En él reflejan la diversidad de la comunidad trans: mujeres que tenían el cabello corto, que trabajaban en bananeras, que no hablan el castellano. Otrans Reinas de la Noche, quien llevó a cabo el informe, es la primera organización trans del país. Fundada en 2004 como un colectivo de «trabajadoras sexuales trans» del centro histórico de la ciudad de Guatemala que decidieron organizarse por la ola de violencia que se vivía en ese entonces: los asesinatos constantes, el VIH, la falta de respuesta institucional. Ahora componen su asamblea 150 mujeres trans.

Según el censo propio de esa organización, son, como mínimo, 7.000 las trans en Guatemala. Calculan que como máximo son 22.000. No lo saben. Lo estiman a partir de una encuesta que hicieron en ciertos municipios. No hay datos oficiales de mujeres trans. Mucho menos de indígenas trans.

A Andrea González, directora de Otrans Reinas de la Noche, le hubiese gustado que el informe se llamara ‘Esperando políticas públicas’, o ‘Esperando la aprobación de la ley de identidad de género’, ‘Esperando cupo laboral para las mujeres trans’, ‘Esperando matrícula estudiantil para las mujeres trans’.

«No, pero lamentablemente se llama Esperando la muerte. Porque ves la hipervulnerabilidad en que nos encontramos. La violencia sistemática e institucional es la que este informe marca. Hay asesinatos. Hay violaciones a derechos humanos», dijo en septiembre de 2018. Hasta ese momento ya tenían registro de 18 mujeres trans asesinadas en el país solo en ese año.

Sentada en el pasto, a orillas del lago, un hombre le grita en tz’utujil. Kristel contesta: «Mush, mush«. «Mush» significa vagina. Le estaba preguntando a Kristel si ella tenía. «Me quiere agarrar la vagina», dice la mujer entre risas. Luego, dice bajito: «Todavía no, estoy en proceso».

Al rato, otro hombre se acerca: tiene bigotes y una pose que intenta imponerse. Mira cómo Kristel maquilla a La China. Pero lo que ve él son dos hombres gays disfrazando sus rostros con colores. No dice nada. Solo mira desafiante hasta que pregunta si tienen permiso.
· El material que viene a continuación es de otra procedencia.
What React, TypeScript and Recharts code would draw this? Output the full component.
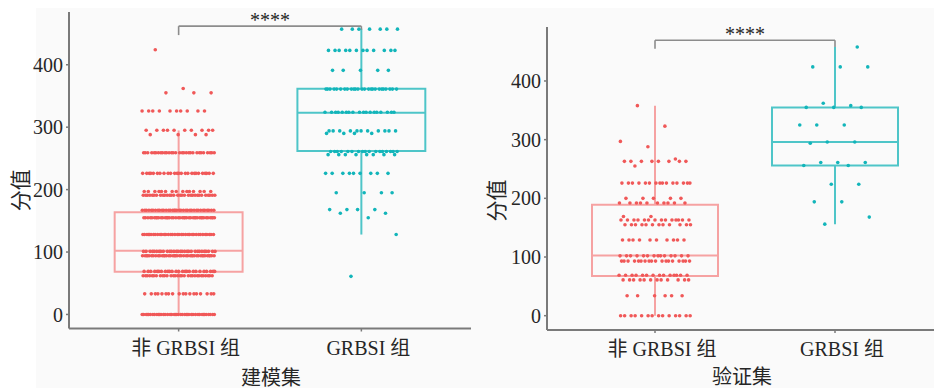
import React from 'react';
import {
  ScatterChart,
  Scatter,
  XAxis,
  YAxis,
  ReferenceArea,
  ReferenceLine,
  ReferenceDot,
} from 'recharts';

// ---------- data ----------
const groupLabels = ['非 GRBSI 组', 'GRBSI 组'];
const yTicks = [0, 100, 200, 300, 400];
const xTicks = [1, 2];

// 建模集 (training set): score levels and number of patients at each level
const trainNonValues = [0, 33, 62, 69, 94, 101, 128, 155, 167, 191, 197, 226, 259, 288, 295, 326, 355, 362, 424];
const trainNonCounts = [40, 18, 30, 25, 40, 30, 35, 40, 35, 30, 15, 25, 30, 4, 10, 10, 3, 1, 1];
const trainGValues = [61, 128, 155, 162, 168, 195, 226, 256, 261, 290, 294, 324, 361, 391, 423, 457];
const trainGCounts = [1, 1, 1, 2, 4, 4, 9, 8, 17, 4, 11, 18, 25, 5, 12, 7];

// 验证集 (validation set)
const validNonValues = [0, 34, 61, 69, 93, 102, 129, 155, 163, 169, 192, 200, 226, 255, 263, 267, 288, 297, 323, 358];
const validNonCounts = [14, 6, 12, 14, 18, 14, 10, 12, 14, 2, 10, 5, 15, 1, 8, 1, 1, 1, 1, 1];
const validGValues = [156, 168, 194, 224, 256, 261, 294, 296, 325, 355, 358, 362, 424, 458];
const validGCounts = [1, 1, 2, 2, 2, 3, 1, 2, 3, 3, 1, 1, 3, 1];

// box-plot statistics [非 GRBSI 组, GRBSI 组]
const trainMin = [0, 128];
const trainQ1 = [68.5, 262];
const trainMedian = [102, 323];
const trainQ3 = [163.7, 361.6];
const trainMax = [294.8, 458];

const validMin = [0, 156];
const validQ1 = [67.7, 256];
const validMedian = [102.4, 296];
const validQ3 = [189, 355];
const validMax = [357.8, 458];

// significance bracket [height, left tip, right tip]
const trainBracket = [461.8, 447.5, 456];
const validBracket = [469.3, 455, 458];
const sigLabel = '****';

// ---------- styling ----------
const RED = '#F05858';
const TEAL = '#12B5BA';
const RED_BOX = '#F6A2A2';
const TEAL_BOX = '#4EC5C8';
const AXIS = '#7a7a7a';
const TEXT = '#262626';
const FONT = "'Liberation Serif', 'Times New Roman', 'Noto Sans CJK SC', serif";
const JITTER = 0.4;
const HALF_BOX = 0.35;

type Pt = { x: number; y: number };

function expand(values: number[], counts: number[], group: number): Pt[] {
  const pts: Pt[] = [];
  let k = 0;
  values.forEach((v, i) => {
    for (let j = 0; j < counts[i]; j++) {
      k += 1;
      const u = (k * 0.6180339887 + group * 0.37) % 1;
      pts.push({ x: group + (u - 0.5) * JITTER, y: v });
    }
  });
  return pts;
}

const dot = (color: string) => (props: any) => (
  <circle cx={props.cx} cy={props.cy} r={1.8} fill={color} />
);

const CategoryTick = (props: any) => {
  const { x, y, payload } = props;
  const label = groupLabels[Math.round(payload.value) - 1] ?? '';
  return (
    <text
      x={x + 7}
      y={y + 14}
      textAnchor="middle"
      fontSize={20}
      fill={TEXT}
      fontFamily={FONT}
    >
      {label}
    </text>
  );
};

type PanelProps = {
  width: number;
  yAxisWidth: number;
  marginTop: number;
  marginBottom: number;
  domain: [number, number];
  title: string;
  titleDx: number;
  titleDy: number;
  yTitleX: number;
  yTitleDy: number;
  nonPts: Pt[];
  gPts: Pt[];
  mins: number[];
  q1: number[];
  med: number[];
  q3: number[];
  maxs: number[];
  bracket: number[];
};

function Panel(p: PanelProps) {
  const boxColors = [RED_BOX, TEAL_BOX];
  return (
    <ScatterChart
      width={p.width}
      height={388}
      margin={{ top: p.marginTop, right: 0, bottom: p.marginBottom, left: 0 }}
    >
      <XAxis
        type="number"
        dataKey="x"
        domain={[0.4, 2.6]}
        ticks={xTicks}
        allowDataOverflow
        height={50}
        tickSize={3}
        tickMargin={9}
        axisLine={{ stroke: AXIS, strokeWidth: 2 }}
        tickLine={{ stroke: AXIS, strokeWidth: 1.5 }}
        tick={<CategoryTick />}
        label={(props: any) => {
          const vb = props.viewBox;
          return (
            <text
              x={vb.x + vb.width / 2 + p.titleDx}
              y={vb.y + p.titleDy}
              textAnchor="middle"
              fontSize={20}
              fill={TEXT}
              fontFamily={FONT}
            >
              {p.title}
            </text>
          );
        }}
      />
      <YAxis
        type="number"
        dataKey="y"
        domain={p.domain}
        ticks={yTicks}
        allowDataOverflow
        width={p.yAxisWidth}
        tickSize={3}
        tickMargin={3}
        axisLine={{ stroke: AXIS, strokeWidth: 2 }}
        tickLine={{ stroke: AXIS, strokeWidth: 1.5 }}
        tick={{ fontSize: 20, fill: TEXT, fontFamily: FONT }}
        label={(props: any) => {
          const vb = props.viewBox;
          const cy = vb.y + vb.height / 2 + p.yTitleDy;
          return (
            <text
              x={p.yTitleX}
              y={cy}
              transform={`rotate(-90, ${p.yTitleX}, ${cy})`}
              textAnchor="middle"
              fontSize={21}
              fill={TEXT}
              fontFamily={FONT}
            >
              分值
            </text>
          );
        }}
      />
      {[0, 1].map((i) => {
        const g = i + 1;
        const c = boxColors[i];
        return (
          <React.Fragment key={g}>
            <ReferenceLine
              segment={[{ x: g, y: p.q3[i] }, { x: g, y: p.maxs[i] }]}
              stroke={c}
              strokeWidth={2}
            />
            <ReferenceLine
              segment={[{ x: g, y: p.mins[i] }, { x: g, y: p.q1[i] }]}
              stroke={c}
              strokeWidth={2}
            />
            <ReferenceArea
              x1={g - HALF_BOX}
              x2={g + HALF_BOX}
              y1={p.q1[i]}
              y2={p.q3[i]}
              fill="none"
              fillOpacity={0}
              stroke={c}
              strokeWidth={2}
            />
            <ReferenceLine
              segment={[{ x: g - HALF_BOX, y: p.med[i] }, { x: g + HALF_BOX, y: p.med[i] }]}
              stroke={c}
              strokeWidth={2}
            />
          </React.Fragment>
        );
      })}
      <Scatter data={p.nonPts} fill={RED} shape={dot(RED)} isAnimationActive={false} />
      <Scatter data={p.gPts} fill={TEAL} shape={dot(TEAL)} isAnimationActive={false} />
      <ReferenceLine
        segment={[{ x: 1, y: p.bracket[0] }, { x: 2, y: p.bracket[0] }]}
        stroke="#8c8c8c"
        strokeWidth={1.6}
      />
      <ReferenceLine
        segment={[{ x: 1, y: p.bracket[1] }, { x: 1, y: p.bracket[0] }]}
        stroke="#8c8c8c"
        strokeWidth={1.6}
      />
      <ReferenceLine
        segment={[{ x: 2, y: p.bracket[2] }, { x: 2, y: p.bracket[0] }]}
        stroke="#8c8c8c"
        strokeWidth={1.6}
      />
      <ReferenceDot
        x={1.5}
        y={p.bracket[0]}
        r={0}
        fill="none"
        stroke="none"
        label={{
          value: sigLabel,
          position: 'top',
          offset: -1,
          fontSize: 20,
          fill: TEXT,
          fontFamily: FONT,
        }}
      />
    </ScatterChart>
  );
}

export default function App() {
  const trainNon = expand(trainNonValues, trainNonCounts, 1);
  const trainG = expand(trainGValues, trainGCounts, 2);
  const validNon = expand(validNonValues, validNonCounts, 1);
  const validG = expand(validGValues, validGCounts, 2);

  return (
    <div
      style={{
        position: 'absolute',
        left: 0,
        top: 0,
        width: 934,
        height: 388,
        overflow: 'hidden',
        background: '#ffffff',
      }}
    >
      <div
        style={{
          position: 'absolute',
          left: 36,
          top: 8,
          width: 898,
          height: 380,
          background: '#fafafa',
        }}
      />
      <div style={{ position: 'absolute', left: 0, top: 0 }}>
        <Panel
          width={471}
          yAxisWidth={69}
          marginTop={12}
          marginBottom={9.5}
          domain={[-22.5, 484.5]}
          title="建模集"
          titleDx={1}
          titleDy={56}
          yTitleX={28}
          yTitleDy={20}
          nonPts={trainNon}
          gPts={trainG}
          mins={trainMin}
          q1={trainQ1}
          med={trainMedian}
          q3={trainQ3}
          maxs={trainMax}
          bracket={trainBracket}
        />
      </div>
      <div style={{ position: 'absolute', left: 470, top: 0 }}>
        <Panel
          width={473}
          yAxisWidth={77}
          marginTop={27}
          marginBottom={8}
          domain={[-24.4, 492]}
          title="验证集"
          titleDx={-3}
          titleDy={54}
          yTitleX={34}
          yTitleDy={22}
          nonPts={validNon}
          gPts={validG}
          mins={validMin}
          q1={validQ1}
          med={validMedian}
          q3={validQ3}
          maxs={validMax}
          bracket={validBracket}
        />
      </div>
    </div>
  );
}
Kristel no deja de poner la base a La China mientras dice sin mirarlo: «Este es un homófobo porque tiene un hijo que es gay y no lo quiere, y también un cuñado que es gay».

El hombre abre su teléfono y llama a alguien para que las saque. Camina por el césped de esa porción de tierra a orillas del lago Atitlán donde no las quiere dejar estar. Insiste a alguien con poder para que las eche. Al otro lado, cientos de turistas de todo el mundo pasean y compran bordados típicos indígenas.

En este lado, Kristel le pide a La China que cierre los ojos. Con esmero, le termina el delineado.